WHAT THE TASK ASKS: Write out exactly the lines that run from the line containing "Recreate this image" through the line containing "XAxis, YAxis, CartesianGrid"; both end lines belong to the answer.

------

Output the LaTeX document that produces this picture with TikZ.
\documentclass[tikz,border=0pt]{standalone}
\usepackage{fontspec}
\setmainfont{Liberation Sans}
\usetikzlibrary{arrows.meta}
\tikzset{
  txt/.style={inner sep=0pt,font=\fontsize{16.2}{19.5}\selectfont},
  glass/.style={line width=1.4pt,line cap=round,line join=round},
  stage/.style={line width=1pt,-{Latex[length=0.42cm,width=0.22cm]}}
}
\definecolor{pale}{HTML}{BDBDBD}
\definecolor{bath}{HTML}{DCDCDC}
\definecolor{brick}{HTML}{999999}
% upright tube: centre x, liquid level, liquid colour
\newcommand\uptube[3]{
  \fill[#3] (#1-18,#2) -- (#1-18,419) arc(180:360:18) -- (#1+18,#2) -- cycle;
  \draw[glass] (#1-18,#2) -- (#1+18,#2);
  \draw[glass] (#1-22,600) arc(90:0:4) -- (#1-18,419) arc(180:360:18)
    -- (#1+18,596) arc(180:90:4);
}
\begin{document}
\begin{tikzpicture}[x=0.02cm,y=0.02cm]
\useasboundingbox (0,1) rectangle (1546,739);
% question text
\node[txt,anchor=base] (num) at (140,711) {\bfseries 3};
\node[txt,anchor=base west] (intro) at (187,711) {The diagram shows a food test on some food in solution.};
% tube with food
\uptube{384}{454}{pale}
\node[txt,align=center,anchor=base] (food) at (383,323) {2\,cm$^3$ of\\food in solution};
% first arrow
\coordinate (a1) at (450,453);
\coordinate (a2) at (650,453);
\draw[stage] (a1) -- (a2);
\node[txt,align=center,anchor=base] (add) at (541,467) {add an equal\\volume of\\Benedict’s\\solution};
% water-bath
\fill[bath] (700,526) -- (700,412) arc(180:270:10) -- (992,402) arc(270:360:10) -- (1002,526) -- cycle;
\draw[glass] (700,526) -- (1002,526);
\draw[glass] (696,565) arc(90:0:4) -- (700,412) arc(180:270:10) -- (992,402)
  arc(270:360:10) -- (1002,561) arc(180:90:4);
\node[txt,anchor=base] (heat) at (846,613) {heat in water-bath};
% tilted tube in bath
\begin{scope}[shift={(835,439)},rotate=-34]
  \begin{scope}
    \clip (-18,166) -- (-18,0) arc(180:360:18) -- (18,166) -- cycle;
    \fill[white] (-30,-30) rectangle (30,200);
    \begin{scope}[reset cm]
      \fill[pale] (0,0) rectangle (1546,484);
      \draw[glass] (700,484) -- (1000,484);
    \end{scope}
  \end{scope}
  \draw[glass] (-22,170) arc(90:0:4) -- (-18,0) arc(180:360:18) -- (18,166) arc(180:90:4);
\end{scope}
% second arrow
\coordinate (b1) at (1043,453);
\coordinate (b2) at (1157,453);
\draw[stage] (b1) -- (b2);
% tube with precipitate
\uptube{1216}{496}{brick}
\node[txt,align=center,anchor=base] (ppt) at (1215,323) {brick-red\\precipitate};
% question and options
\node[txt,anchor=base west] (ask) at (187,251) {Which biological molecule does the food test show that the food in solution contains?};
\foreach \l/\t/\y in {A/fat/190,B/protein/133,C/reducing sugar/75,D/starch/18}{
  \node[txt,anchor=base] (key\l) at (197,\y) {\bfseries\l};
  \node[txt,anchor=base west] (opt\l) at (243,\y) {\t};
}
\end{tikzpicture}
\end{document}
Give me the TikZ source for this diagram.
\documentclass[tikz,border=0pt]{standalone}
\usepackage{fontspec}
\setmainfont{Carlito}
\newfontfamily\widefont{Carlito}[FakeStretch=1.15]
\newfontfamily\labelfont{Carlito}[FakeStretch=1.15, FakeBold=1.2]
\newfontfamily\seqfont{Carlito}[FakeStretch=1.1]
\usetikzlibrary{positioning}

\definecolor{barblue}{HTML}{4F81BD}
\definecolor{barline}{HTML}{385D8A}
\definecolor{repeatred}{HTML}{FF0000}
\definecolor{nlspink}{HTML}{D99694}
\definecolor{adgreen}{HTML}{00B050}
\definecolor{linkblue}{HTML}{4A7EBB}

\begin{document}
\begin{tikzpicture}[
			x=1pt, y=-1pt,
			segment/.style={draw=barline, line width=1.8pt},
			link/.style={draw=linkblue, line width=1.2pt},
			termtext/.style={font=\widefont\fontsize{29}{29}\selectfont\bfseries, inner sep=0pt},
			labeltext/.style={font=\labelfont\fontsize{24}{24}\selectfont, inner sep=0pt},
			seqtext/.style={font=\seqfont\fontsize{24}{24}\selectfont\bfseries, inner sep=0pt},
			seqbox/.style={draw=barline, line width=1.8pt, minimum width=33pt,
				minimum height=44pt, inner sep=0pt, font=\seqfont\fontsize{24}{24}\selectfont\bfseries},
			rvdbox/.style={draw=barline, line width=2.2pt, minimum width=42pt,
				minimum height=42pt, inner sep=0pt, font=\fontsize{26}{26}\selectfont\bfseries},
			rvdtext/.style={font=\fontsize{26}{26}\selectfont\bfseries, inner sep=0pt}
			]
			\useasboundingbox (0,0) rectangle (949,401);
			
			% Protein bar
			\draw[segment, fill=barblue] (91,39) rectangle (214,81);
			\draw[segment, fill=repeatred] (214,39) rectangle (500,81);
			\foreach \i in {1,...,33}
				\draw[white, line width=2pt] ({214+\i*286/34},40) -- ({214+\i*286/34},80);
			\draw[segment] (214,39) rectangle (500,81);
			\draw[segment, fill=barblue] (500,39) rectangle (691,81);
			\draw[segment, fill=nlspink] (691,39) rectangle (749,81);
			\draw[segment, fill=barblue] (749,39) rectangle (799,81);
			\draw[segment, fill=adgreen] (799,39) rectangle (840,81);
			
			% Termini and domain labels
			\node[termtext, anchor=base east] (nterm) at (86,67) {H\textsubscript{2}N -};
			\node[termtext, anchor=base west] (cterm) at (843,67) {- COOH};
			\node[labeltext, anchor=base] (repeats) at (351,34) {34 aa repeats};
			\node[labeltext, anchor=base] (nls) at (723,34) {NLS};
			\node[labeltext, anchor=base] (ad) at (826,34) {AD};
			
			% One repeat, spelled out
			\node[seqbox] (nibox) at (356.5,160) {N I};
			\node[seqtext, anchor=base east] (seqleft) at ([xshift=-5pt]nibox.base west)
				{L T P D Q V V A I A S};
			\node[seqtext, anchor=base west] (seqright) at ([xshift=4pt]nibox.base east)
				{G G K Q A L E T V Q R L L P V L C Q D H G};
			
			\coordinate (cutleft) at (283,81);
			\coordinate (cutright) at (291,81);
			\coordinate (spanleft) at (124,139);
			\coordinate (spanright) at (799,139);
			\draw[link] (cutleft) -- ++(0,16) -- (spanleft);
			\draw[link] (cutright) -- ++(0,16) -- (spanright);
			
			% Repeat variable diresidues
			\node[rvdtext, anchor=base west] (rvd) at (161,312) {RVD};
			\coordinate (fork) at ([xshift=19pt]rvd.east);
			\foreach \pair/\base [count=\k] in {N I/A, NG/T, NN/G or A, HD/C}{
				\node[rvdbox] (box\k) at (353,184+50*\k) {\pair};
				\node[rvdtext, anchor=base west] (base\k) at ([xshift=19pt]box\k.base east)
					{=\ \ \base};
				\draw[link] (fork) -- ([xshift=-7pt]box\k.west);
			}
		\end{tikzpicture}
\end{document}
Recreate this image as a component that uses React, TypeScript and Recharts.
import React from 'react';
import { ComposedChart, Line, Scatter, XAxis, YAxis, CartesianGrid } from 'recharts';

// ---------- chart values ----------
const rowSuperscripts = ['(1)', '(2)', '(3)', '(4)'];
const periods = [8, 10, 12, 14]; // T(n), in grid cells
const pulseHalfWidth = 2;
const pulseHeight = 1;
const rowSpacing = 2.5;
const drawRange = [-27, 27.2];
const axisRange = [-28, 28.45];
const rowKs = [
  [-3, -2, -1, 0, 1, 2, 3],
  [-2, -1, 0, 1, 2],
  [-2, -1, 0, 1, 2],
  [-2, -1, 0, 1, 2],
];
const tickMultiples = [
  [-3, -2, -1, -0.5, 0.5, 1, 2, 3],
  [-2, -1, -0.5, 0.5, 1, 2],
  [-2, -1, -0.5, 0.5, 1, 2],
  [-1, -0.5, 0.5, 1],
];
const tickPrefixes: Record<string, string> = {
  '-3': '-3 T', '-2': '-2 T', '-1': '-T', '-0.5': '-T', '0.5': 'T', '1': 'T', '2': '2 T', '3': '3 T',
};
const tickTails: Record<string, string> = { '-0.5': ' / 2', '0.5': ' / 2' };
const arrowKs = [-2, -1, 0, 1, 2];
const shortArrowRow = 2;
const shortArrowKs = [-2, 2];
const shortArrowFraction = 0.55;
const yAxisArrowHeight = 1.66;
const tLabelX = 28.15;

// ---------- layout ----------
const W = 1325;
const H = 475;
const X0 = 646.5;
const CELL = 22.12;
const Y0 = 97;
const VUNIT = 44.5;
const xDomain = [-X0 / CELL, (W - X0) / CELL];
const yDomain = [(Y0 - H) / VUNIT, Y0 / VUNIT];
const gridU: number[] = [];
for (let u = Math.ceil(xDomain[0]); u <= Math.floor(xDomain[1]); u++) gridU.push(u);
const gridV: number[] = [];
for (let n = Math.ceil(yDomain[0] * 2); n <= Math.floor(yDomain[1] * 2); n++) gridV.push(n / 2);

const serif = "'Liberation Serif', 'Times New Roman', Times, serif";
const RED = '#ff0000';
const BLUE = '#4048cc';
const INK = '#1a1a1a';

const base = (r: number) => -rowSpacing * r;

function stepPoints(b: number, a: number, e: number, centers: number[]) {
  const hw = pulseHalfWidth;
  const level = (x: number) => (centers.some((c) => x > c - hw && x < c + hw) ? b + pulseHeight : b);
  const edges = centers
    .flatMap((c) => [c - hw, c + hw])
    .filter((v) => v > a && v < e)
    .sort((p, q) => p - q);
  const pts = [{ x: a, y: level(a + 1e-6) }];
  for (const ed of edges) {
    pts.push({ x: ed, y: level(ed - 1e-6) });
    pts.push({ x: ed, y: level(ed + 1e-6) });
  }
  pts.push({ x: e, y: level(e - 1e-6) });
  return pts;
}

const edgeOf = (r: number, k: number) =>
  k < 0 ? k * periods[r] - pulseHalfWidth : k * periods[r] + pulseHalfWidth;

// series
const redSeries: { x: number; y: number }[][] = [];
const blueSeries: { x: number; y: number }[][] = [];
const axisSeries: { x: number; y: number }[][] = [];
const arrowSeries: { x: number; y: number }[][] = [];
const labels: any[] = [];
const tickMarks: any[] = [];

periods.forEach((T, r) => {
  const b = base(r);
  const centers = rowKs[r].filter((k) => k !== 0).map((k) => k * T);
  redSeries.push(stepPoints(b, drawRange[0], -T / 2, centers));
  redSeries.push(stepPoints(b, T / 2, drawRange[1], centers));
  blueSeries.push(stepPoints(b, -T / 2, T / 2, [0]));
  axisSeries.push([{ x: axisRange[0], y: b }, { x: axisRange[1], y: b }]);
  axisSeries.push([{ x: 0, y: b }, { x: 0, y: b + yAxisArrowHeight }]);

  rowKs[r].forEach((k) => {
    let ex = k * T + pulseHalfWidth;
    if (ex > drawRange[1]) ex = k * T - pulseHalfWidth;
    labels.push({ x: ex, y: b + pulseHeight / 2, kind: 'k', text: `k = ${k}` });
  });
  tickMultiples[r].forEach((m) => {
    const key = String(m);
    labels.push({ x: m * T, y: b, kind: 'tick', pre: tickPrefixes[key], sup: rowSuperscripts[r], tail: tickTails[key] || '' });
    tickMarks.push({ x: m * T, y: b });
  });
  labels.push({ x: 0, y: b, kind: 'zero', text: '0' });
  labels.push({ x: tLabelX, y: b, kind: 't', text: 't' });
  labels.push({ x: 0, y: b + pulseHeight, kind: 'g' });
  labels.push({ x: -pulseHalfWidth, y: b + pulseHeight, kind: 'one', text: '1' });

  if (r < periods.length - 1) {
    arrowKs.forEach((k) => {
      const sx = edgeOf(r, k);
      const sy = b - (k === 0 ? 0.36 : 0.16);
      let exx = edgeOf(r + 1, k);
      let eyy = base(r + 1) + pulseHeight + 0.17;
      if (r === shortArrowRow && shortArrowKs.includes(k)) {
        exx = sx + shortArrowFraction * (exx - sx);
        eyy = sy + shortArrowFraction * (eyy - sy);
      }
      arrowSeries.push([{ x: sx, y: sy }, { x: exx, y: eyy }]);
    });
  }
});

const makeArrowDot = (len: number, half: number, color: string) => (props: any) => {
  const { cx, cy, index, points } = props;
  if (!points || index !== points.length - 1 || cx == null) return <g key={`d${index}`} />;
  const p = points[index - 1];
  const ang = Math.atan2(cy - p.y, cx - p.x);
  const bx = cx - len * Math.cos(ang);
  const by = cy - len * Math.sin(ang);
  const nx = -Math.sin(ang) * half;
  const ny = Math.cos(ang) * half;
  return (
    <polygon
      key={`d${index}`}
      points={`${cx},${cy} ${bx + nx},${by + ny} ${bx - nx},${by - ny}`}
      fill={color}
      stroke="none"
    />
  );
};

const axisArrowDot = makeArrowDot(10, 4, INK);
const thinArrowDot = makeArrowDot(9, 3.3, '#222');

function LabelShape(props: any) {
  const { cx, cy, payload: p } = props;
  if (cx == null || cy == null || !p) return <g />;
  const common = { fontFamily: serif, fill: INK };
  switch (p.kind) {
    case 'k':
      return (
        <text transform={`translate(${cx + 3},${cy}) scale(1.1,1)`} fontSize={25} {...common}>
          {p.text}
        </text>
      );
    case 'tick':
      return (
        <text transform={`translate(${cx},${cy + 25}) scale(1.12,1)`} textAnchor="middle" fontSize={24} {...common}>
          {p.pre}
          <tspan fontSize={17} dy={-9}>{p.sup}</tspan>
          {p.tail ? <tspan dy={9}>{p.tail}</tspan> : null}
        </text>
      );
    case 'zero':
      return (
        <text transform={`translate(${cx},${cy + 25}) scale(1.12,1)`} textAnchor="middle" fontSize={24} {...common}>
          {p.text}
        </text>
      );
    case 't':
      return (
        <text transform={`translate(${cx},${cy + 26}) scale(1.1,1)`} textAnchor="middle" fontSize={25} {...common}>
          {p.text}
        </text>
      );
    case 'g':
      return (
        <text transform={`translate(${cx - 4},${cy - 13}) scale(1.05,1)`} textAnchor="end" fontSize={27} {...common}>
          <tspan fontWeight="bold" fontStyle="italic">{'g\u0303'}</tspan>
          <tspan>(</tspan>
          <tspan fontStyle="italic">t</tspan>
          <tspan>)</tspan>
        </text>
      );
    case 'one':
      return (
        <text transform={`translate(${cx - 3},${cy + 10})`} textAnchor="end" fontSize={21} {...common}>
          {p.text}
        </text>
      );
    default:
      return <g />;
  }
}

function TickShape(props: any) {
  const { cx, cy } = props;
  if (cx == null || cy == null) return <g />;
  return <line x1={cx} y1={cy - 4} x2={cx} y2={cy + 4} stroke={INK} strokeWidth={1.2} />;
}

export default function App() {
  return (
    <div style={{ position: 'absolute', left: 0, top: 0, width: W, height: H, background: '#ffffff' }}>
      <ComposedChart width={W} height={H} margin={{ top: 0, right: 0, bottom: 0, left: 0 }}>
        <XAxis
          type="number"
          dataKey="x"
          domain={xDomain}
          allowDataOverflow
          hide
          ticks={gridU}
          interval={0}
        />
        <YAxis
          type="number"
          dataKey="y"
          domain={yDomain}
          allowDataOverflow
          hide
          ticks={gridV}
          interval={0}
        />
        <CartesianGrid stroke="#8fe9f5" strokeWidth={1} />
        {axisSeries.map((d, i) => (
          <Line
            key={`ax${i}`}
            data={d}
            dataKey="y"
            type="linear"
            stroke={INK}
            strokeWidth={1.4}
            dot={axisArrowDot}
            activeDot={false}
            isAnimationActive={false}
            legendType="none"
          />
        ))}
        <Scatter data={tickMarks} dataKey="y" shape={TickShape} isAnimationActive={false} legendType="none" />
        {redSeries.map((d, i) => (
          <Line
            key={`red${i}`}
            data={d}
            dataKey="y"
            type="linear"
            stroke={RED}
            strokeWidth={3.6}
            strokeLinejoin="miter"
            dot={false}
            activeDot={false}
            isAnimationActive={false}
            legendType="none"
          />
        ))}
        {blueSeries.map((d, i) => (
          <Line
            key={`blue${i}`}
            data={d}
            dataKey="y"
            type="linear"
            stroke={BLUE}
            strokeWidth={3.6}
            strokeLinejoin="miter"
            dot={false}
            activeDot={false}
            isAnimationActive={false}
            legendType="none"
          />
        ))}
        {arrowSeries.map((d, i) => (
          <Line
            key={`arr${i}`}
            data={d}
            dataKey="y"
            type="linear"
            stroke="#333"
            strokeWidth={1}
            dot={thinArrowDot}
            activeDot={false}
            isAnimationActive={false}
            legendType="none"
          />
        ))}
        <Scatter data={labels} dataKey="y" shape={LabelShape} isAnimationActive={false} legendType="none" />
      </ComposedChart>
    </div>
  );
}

------

FINAL RESULT:
Recreate this image as a component that uses React, TypeScript and Recharts.
import React from 'react';
import { ComposedChart, Line, Scatter, XAxis, YAxis, CartesianGrid } from 'recharts';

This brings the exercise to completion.